As decisões do Cairo têm deixado Mubarak numa saia-justa diante do mundo árabe e da opinião pública interna de seu país, que apoia os palestinos. Semana passada, em um dos protestos contra o Egito em Amã, na Jordânia, manifestantes queimaram bandeiras do país e levaram cartazes com a imagem de Mubarak com uma Estrela de Davi na testa.

Houve protestos também no Líbano e em outros países árabes. Na Cisjordânia, apesar do antagonismo ao Hamas, autoridades fizeram acusações diretas. "Os egípcios falam em apoiar os palestinos enquanto cooperam com o estado de sítio a Gaza. O Egito colabora com os EUA", afirmou Hassan Hreisheh, vice-relator do Conselho Legislativo Palestino.

APOIO

Para muitos, as recentes medidas provam que Mubarak, no poder há 29 anos, decidiu cooperar com o Ocidente em detrimento dos palestinos. Há tempos Israel e EUA pedem ações contra o contrabando de armas para Gaza - financiadas por Irã e Síria, que aumentam o arsenal do Hamas.

Mubarak teria concordado porque não pode abrir mão da ajuda financeira dos EUA de cerca de US$ 2 bilhões anuais - o dobro do que Washington desembolsa para Israel. O líder egípcio ainda estaria enfraquecido no cenário internacional diante de países como Arábia Saudita, Irã e Síria.

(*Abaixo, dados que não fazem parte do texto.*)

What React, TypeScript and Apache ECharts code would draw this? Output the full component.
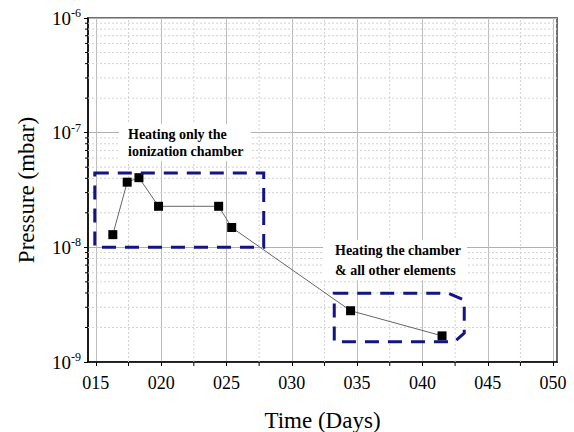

"O Egito sempre equilibrou sua fraqueza interna com sucessos externos. Era considerado o líder do mundo árabe. O Egito está em maus lençóis. Mubarak não tem opção, a não ser seguir o que ditam os EUA", afirma o ativista de extrema esquerda israelense Uri Avinery.

Para outros analistas, a meta de Mubarak seria enfraquecer a oposição egípcia para manter seu regime. O Hamas é considerado o braço palestino do movimento opositor egípcio Irmandade Muçulmana, que tem como plataforma adotar a lei islâmica no país. Ao reprimir o Hamas em Gaza, Mubarak estaria enfraquecendo o grupo.

Além disso, a pressão ao Hamas pode fortalecer o partido palestino moderado Fatah, do presidente Mahmoud Abbas, que controla a Cisjordânia. Há meses, Mubarak tenta mediar um acordo de união entre Hamas e Fatah. Segundo assessores, o presidente egípcio está irritado com a recusa do Hamas em assinar o acordo.

"Se a barreira evitar o contrabando, a pressão econômica sobre o Hamas aumentará. Isso pode fazer com que ele seja mais flexível nas negociações", diz o professor israelense Meir Litvak, especialista em História do Oriente Médio, da Universidade de Tel-Aviv.

Segundo alguns especialistas, Mubarak teria ainda como objetivo enviar uma clara mensagem ao Hamas. "A posição do Egito não é ajudar Israel a continuar com o bloqueio a Gaza ou responder às exigências dos EUA de prevenção ao contrabando", afirma o analista Tzvi Barel, do jornal israelense Haaretz. "O objetivo de Mubarak é mostrar ao Hamas que, assim como o Egito tem o poder de abrir a fronteira quando quiser, também pode fechá-la quando quiser."